|29 December 2009
Midwinter's sunrise at Newgrange
Winter solstice sunrise at the famous Neolithic monument at Newgrange, Co Meath (Ireland), is, as always, welcome and rich in symbolism. An attempt to recreate the Solstice phenomenon at Newgrange has been made by student archaeologists as the annual 'dawn watch' began at the east Meath national monument. They built a replica of the megalithic tomb creating a lightbox that allowed light into the chamber at dawn and the entire experiment has been broadcast on RTE television.
The first part of the study was undertaken in the summer where students tried to establish the position of the winter solstice and plan the engineering and design of the passage, using only instruments that would have been available at the time the tomb was built.

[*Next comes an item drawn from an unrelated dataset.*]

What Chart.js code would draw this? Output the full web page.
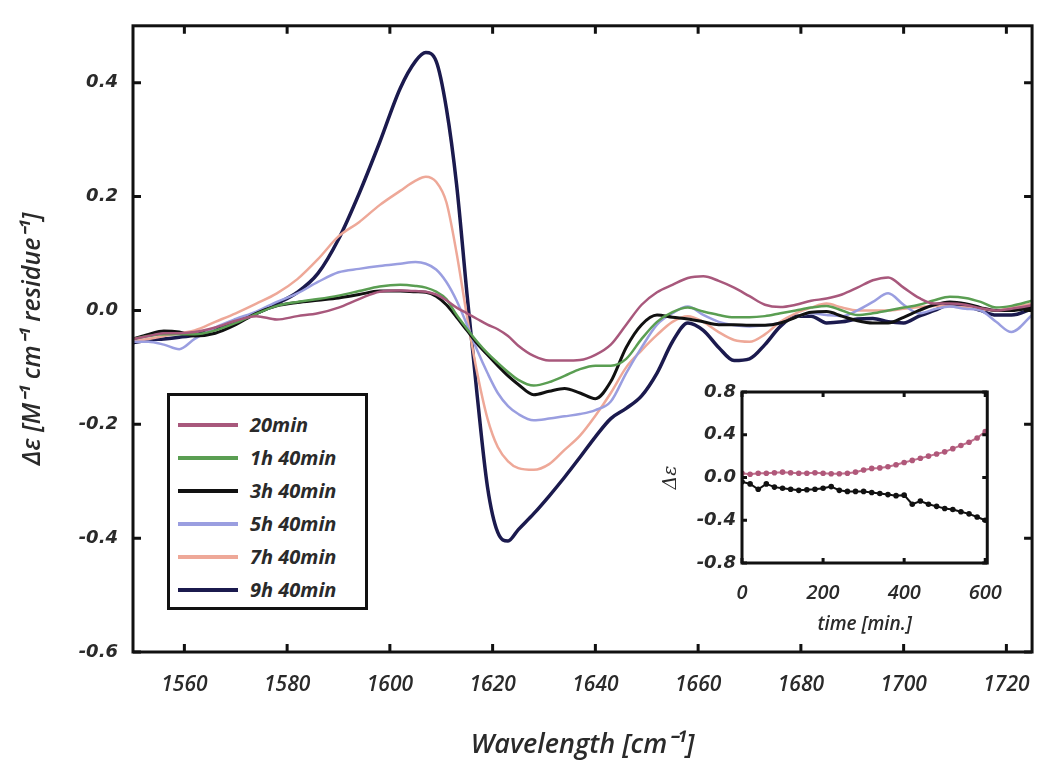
<!DOCTYPE html>
<html>
<head>
<meta charset="utf-8">
<script src="https://cdn.jsdelivr.net/npm/chart.js@4.4.0/dist/chart.umd.min.js"></script>
<style>
  body { margin: 0; background: #fff; }
  #wrap { position: relative; width: 1050px; height: 774px; }
  #main { position: absolute; left: 0; top: 0; }
  #inset { position: absolute; left: 640px; top: 375px; }
  #legend {
    position: absolute; left: 167px; top: 393px; width: 195px; height: 199px;
    border: 3px solid #111; background: #fff; padding-top: 12px; box-sizing: content-box;
  }
  #legend .row { position: relative; height: 33px; }
  #legend .ln { position: absolute; left: 8px; top: 15px; width: 60px; height: 4px; }
  #legend .tx {
    position: absolute; left: 80px; top: 3px; font: italic 700 20px "Open Sans", sans-serif;
    color: #2a2a2a; white-space: nowrap;
  }
</style>
</head>
<body>
<div id="wrap">
  <canvas id="main" width="1050" height="774"></canvas>
  <canvas id="inset" width="380" height="265"></canvas>
  <div id="legend"></div>
</div>
<script>
// wavenumber grid shared by all spectra (cm-1)
const wavenumbers = [1550, 1553, 1556, 1559, 1562, 1566, 1570, 1574, 1578, 1582, 1586, 1590, 1594, 1598,
  1602, 1605, 1607, 1609, 1611, 1613, 1615, 1617, 1619, 1621, 1623, 1625, 1628, 1631, 1634, 1637, 1640,
  1643, 1646, 1649, 1652, 1655, 1658, 1661, 1664, 1667, 1670, 1673, 1676, 1679, 1682, 1685, 1688, 1691,
  1694, 1697, 1700, 1703, 1706, 1709, 1712, 1715, 1718, 1721, 1725];

const s20min = [-0.05, -0.045, -0.04, -0.04, -0.038, -0.03, -0.018, -0.01, -0.016, -0.01, -0.005, 0.005, 0.02, 0.033,
  0.035, 0.034, 0.033, 0.028, 0.018, 0.005, -0.005, -0.015, -0.025, -0.033, -0.045, -0.062, -0.08, -0.088, -0.088, -0.087, -0.078,
  -0.06, -0.025, 0.01, 0.032, 0.045, 0.057, 0.06, 0.052, 0.04, 0.025, 0.01, 0.006, 0.01, 0.017, 0.021, 0.028, 0.04,
  0.053, 0.058, 0.04, 0.022, 0.012, 0.012, 0.01, 0.004, 0.0, 0.003, 0.009];

const s1h40 = [-0.05, -0.045, -0.042, -0.042, -0.042, -0.035, -0.022, -0.006, 0.008, 0.015, 0.02, 0.026, 0.034, 0.042,
  0.045, 0.043, 0.04, 0.033, 0.02, -0.008, -0.032, -0.055, -0.075, -0.092, -0.108, -0.122, -0.132, -0.126, -0.115, -0.103, -0.097,
  -0.097, -0.085, -0.05, -0.02, -0.003, 0.005, -0.002, -0.008, -0.012, -0.012, -0.01, -0.005, 0.0, 0.005, 0.008, 0.0, -0.008,
  -0.005, 0.0, 0.005, 0.01, 0.018, 0.024, 0.022, 0.015, 0.005, 0.008, 0.017];

const s3h40 = [-0.05, -0.042, -0.036, -0.038, -0.045, -0.04, -0.025, -0.005, 0.008, 0.014, 0.018, 0.022, 0.028, 0.034,
  0.034, 0.033, 0.032, 0.025, 0.01, -0.012, -0.035, -0.058, -0.078, -0.097, -0.115, -0.13, -0.148, -0.142, -0.137, -0.145, -0.155,
  -0.125, -0.065, -0.025, -0.008, -0.012, -0.015, -0.02, -0.025, -0.025, -0.026, -0.026, -0.022, -0.012, -0.003, -0.002, -0.01, -0.018,
  -0.022, -0.022, -0.012, 0.0, 0.01, 0.015, 0.012, 0.005, 0.0, 0.0, 0.006];

const s5h40 = [-0.055, -0.055, -0.06, -0.068, -0.05, -0.03, -0.015, -0.002, 0.015, 0.03, 0.05, 0.067, 0.073, 0.078,
  0.082, 0.085, 0.082, 0.072, 0.05, 0.017, -0.025, -0.07, -0.11, -0.145, -0.168, -0.182, -0.193, -0.19, -0.186, -0.182, -0.175,
  -0.16, -0.11, -0.065, -0.025, -0.005, 0.007, -0.008, -0.02, -0.026, -0.028, -0.026, -0.022, -0.012, -0.005, -0.008, -0.01, 0.0,
  0.015, 0.03, 0.01, -0.005, 0.002, 0.007, 0.003, 0.0, -0.02, -0.038, -0.008];

const s7h40 = [-0.055, -0.05, -0.045, -0.04, -0.035, -0.02, -0.005, 0.012, 0.03, 0.055, 0.09, 0.13, 0.155, 0.185,
  0.21, 0.228, 0.235, 0.226, 0.19, 0.1, -0.01, -0.11, -0.19, -0.24, -0.265, -0.277, -0.28, -0.27, -0.245, -0.22, -0.185,
  -0.145, -0.1, -0.07, -0.043, -0.02, -0.01, -0.02, -0.038, -0.052, -0.055, -0.042, -0.02, -0.005, 0.005, 0.012, 0.005, 0.0,
  0.0, 0.0, 0.003, 0.006, 0.008, 0.007, 0.005, 0.002, 0.0, 0.005, 0.012];

const s9h40 = [-0.057, -0.052, -0.05, -0.047, -0.043, -0.033, -0.02, -0.005, 0.012, 0.032, 0.065, 0.125, 0.205, 0.295,
  0.39, 0.438, 0.453, 0.438, 0.355, 0.22, 0.03, -0.15, -0.31, -0.39, -0.405, -0.385, -0.357, -0.326, -0.293, -0.258, -0.222,
  -0.19, -0.172, -0.15, -0.11, -0.055, -0.022, -0.035, -0.065, -0.088, -0.085, -0.06, -0.028, -0.01, -0.01, -0.022, -0.02, -0.015,
  -0.014, -0.02, -0.022, -0.01, 0.0, 0.01, 0.008, 0.0, -0.008, -0.008, 0.003];

const seriesLabels = ['20min', '1h 40min', '3h 40min', '5h 40min', '7h 40min', '9h 40min'];
const seriesValues = [s20min, s1h40, s3h40, s5h40, s7h40, s9h40];
const seriesColors = ['#a8587c', '#5a9e52', '#111111', '#9a9ee0', '#eea898', '#1b1a4e'];
const seriesWidths = [2.5, 2.5, 3, 2.5, 2.5, 3.5];

const xTicks = [1560, 1580, 1600, 1620, 1640, 1660, 1680, 1700, 1720];
const yTicks = [-0.6, -0.4, -0.2, 0.0, 0.2, 0.4];

// inset: time course
const insetTime = [0, 20, 40, 60, 80, 100, 120, 140, 160, 180, 200, 220, 240, 260, 280, 300,
  320, 340, 360, 380, 400, 420, 440, 460, 480, 500, 520, 540, 560, 580, 600];
const insetPink = [0.04, 0.03, 0.04, 0.04, 0.045, 0.05, 0.045, 0.04, 0.04, 0.045, 0.04, 0.035, 0.035, 0.04, 0.05, 0.07,
  0.085, 0.09, 0.1, 0.12, 0.14, 0.16, 0.18, 0.2, 0.22, 0.24, 0.27, 0.3, 0.33, 0.37, 0.43];
const insetBlack = [-0.04, -0.06, -0.11, -0.06, -0.09, -0.1, -0.11, -0.12, -0.115, -0.11, -0.1, -0.085, -0.12, -0.13, -0.13, -0.13,
  -0.14, -0.15, -0.16, -0.17, -0.165, -0.25, -0.22, -0.25, -0.27, -0.29, -0.3, -0.32, -0.34, -0.37, -0.4];
const insetXTicks = [0, 200, 400, 600];
const insetYTicks = [-0.8, -0.4, 0.0, 0.4, 0.8];

// frame around the plot area with inward tick marks on all four sides
const frameTicks = {
  id: 'frameTicks',
  afterDraw(chart, args, opts) {
    const { ctx, chartArea: a, scales: { x, y } } = chart;
    ctx.save();
    ctx.strokeStyle = '#111';
    ctx.lineWidth = opts.width;
    ctx.beginPath();
    x.ticks.forEach(t => {
      const px = x.getPixelForValue(t.value);
      ctx.moveTo(px, a.bottom); ctx.lineTo(px, a.bottom - opts.len);
      ctx.moveTo(px, a.top); ctx.lineTo(px, a.top + opts.len);
    });
    y.ticks.forEach(t => {
      const py = y.getPixelForValue(t.value);
      ctx.moveTo(a.left, py); ctx.lineTo(a.left + opts.len, py);
      ctx.moveTo(a.right, py); ctx.lineTo(a.right - opts.len, py);
    });
    ctx.stroke();
    ctx.strokeRect(a.left, a.top, a.right - a.left, a.bottom - a.top);
    ctx.restore();
  }
};

const tickColor = '#2a2a2a';

new Chart(document.getElementById('main'), {
  type: 'line',
  data: {
    datasets: seriesValues.map((vals, i) => ({
      label: seriesLabels[i],
      data: wavenumbers.map((w, j) => ({ x: w, y: vals[j] })),
      borderColor: seriesColors[i],
      borderWidth: seriesWidths[i],
      pointRadius: 0,
      cubicInterpolationMode: 'monotone',
      fill: false
    }))
  },
  options: {
    responsive: false,
    animation: false,
    layout: { padding: { top: 20, right: 17, left: 0, bottom: 0 } },
    plugins: {
      legend: { display: false },
      tooltip: { enabled: false },
      frameTicks: { width: 3, len: 8 }
    },
    scales: {
      x: {
        type: 'linear', min: 1550, max: 1725,
        afterBuildTicks: s => { s.ticks = xTicks.map(v => ({ value: v })); },
        afterFit: s => { s.height = 122; },
        grid: { display: false, drawTicks: false },
        border: { display: false },
        ticks: {
          padding: 20, color: tickColor, maxRotation: 0,
          callback: v => String(v),
          font: { family: '"Open Sans", sans-serif', size: 21, style: 'italic', weight: '600' }
        },
        title: {
          display: true, text: 'Wavelength [cm\u207B\u00B9]', color: '#2a2a2a',
          padding: { bottom: 12 },
          font: { family: '"Open Sans", sans-serif', size: 27, style: 'italic', weight: '600' }
        }
      },
      y: {
        min: -0.6, max: 0.5,
        afterBuildTicks: s => { s.ticks = yTicks.map(v => ({ value: v })); },
        afterFit: s => { s.width = 133; },
        grid: { display: false, drawTicks: false },
        border: { display: false },
        ticks: {
          padding: 15, color: tickColor,
          callback: v => v.toFixed(1),
          font: { family: '"DejaVu Sans", sans-serif', size: 18, style: 'italic', weight: 'bold' }
        },
        title: {
          display: true, text: '\u0394\u03B5 [M\u207B\u00B9 cm\u207B\u00B9 residue\u207B\u00B9]', color: '#2a2a2a',
          padding: { top: 18 },
          font: { family: '"Open Sans", sans-serif', size: 25, style: 'italic', weight: '600' }
        }
      }
    }
  },
  plugins: [frameTicks]
});

new Chart(document.getElementById('inset'), {
  type: 'line',
  data: {
    datasets: [
      {
        label: 'pink',
        data: insetTime.map((t, j) => ({ x: t, y: insetPink[j] })),
        borderColor: '#c0708c', backgroundColor: '#b0587a', borderWidth: 2,
        pointRadius: 2.8, pointBorderWidth: 0, tension: 0
      },
      {
        label: 'black',
        data: insetTime.map((t, j) => ({ x: t, y: insetBlack[j] })),
        borderColor: '#111', backgroundColor: '#111', borderWidth: 2,
        pointRadius: 2.8, pointBorderWidth: 0, tension: 0
      }
    ]
  },
  options: {
    responsive: false,
    animation: false,
    layout: { padding: { top: 17, right: 29, left: 0, bottom: 0 } },
    plugins: {
      legend: { display: false },
      tooltip: { enabled: false },
      frameTicks: { width: 3, len: 5 }
    },
    scales: {
      x: {
        type: 'linear', min: 0, max: 605,
        afterBuildTicks: s => { s.ticks = insetXTicks.map(v => ({ value: v })); },
        afterFit: s => { s.height = 77; },
        grid: { display: false, drawTicks: false },
        border: { display: false },
        ticks: {
          padding: 18, color: tickColor, maxRotation: 0,
          callback: v => String(v),
          font: { family: '"Open Sans", sans-serif', size: 20, style: 'italic', weight: '600' }
        },
        title: {
          display: true, text: 'time [min.]', color: '#2a2a2a',
          padding: { bottom: 4 },
          font: { family: '"Open Sans", sans-serif', size: 19, style: 'italic', weight: '600' }
        }
      },
      y: {
        min: -0.8, max: 0.8,
        afterBuildTicks: s => { s.ticks = insetYTicks.map(v => ({ value: v })); },
        afterFit: s => { s.width = 102; },
        grid: { display: false, drawTicks: false },
        border: { display: false },
        ticks: {
          padding: 6, color: tickColor,
          callback: v => v.toFixed(1),
          font: { family: '"DejaVu Sans", sans-serif', size: 18, style: 'italic', weight: 'bold' }
        },
        title: {
          display: true, text: '\u0394\u03B5', color: '#2a2a2a',
          padding: { top: 20 },
          font: { family: '"DejaVu Serif", serif', size: 19, style: 'italic' }
        }
      }
    }
  },
  plugins: [frameTicks]
});

// legend box drawn as html, from the series arrays
const legendEl = document.getElementById('legend');
seriesLabels.forEach((lab, i) => {
  const row = document.createElement('div');
  row.className = 'row';
  const ln = document.createElement('span');
  ln.className = 'ln';
  ln.style.background = seriesColors[i];
  const tx = document.createElement('span');
  tx.className = 'tx';
  tx.textContent = lab;
  row.appendChild(ln);
  row.appendChild(tx);
  legendEl.appendChild(row);
});
</script>
</body>
</html>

During the summer and autumn, the model-makers were at work recreation the tomb and lightbox and they have been assembling the model at Newgrange this week.
Meanwhile, 52 people who won a place in the tomb at Newgrange in a raffle earlier this year joined the 2009 'dawn watch'. Groups of people gathered in the tomb for 5 mornings to wait for the light to enter the tomb at dawn. Among those who won the opportunity were people who haveed travel to Meath from Los Angeles and other parts of the US, France, Sweden, Portugal, Austria, the UK and all over Ireland. The names of the winners were drawn from 32,995 entries by children from Slane, Knockcommon and Donore National Schools in September.
On the actual winter solstice, invited guests included De Ed Krupp of Griffith Observatory, Los Angeles, a renowned arhaeological astronomer, and other dignitaries. Also on the same morning, hundreds of visitors waited outside the tomb to watch the sunrise.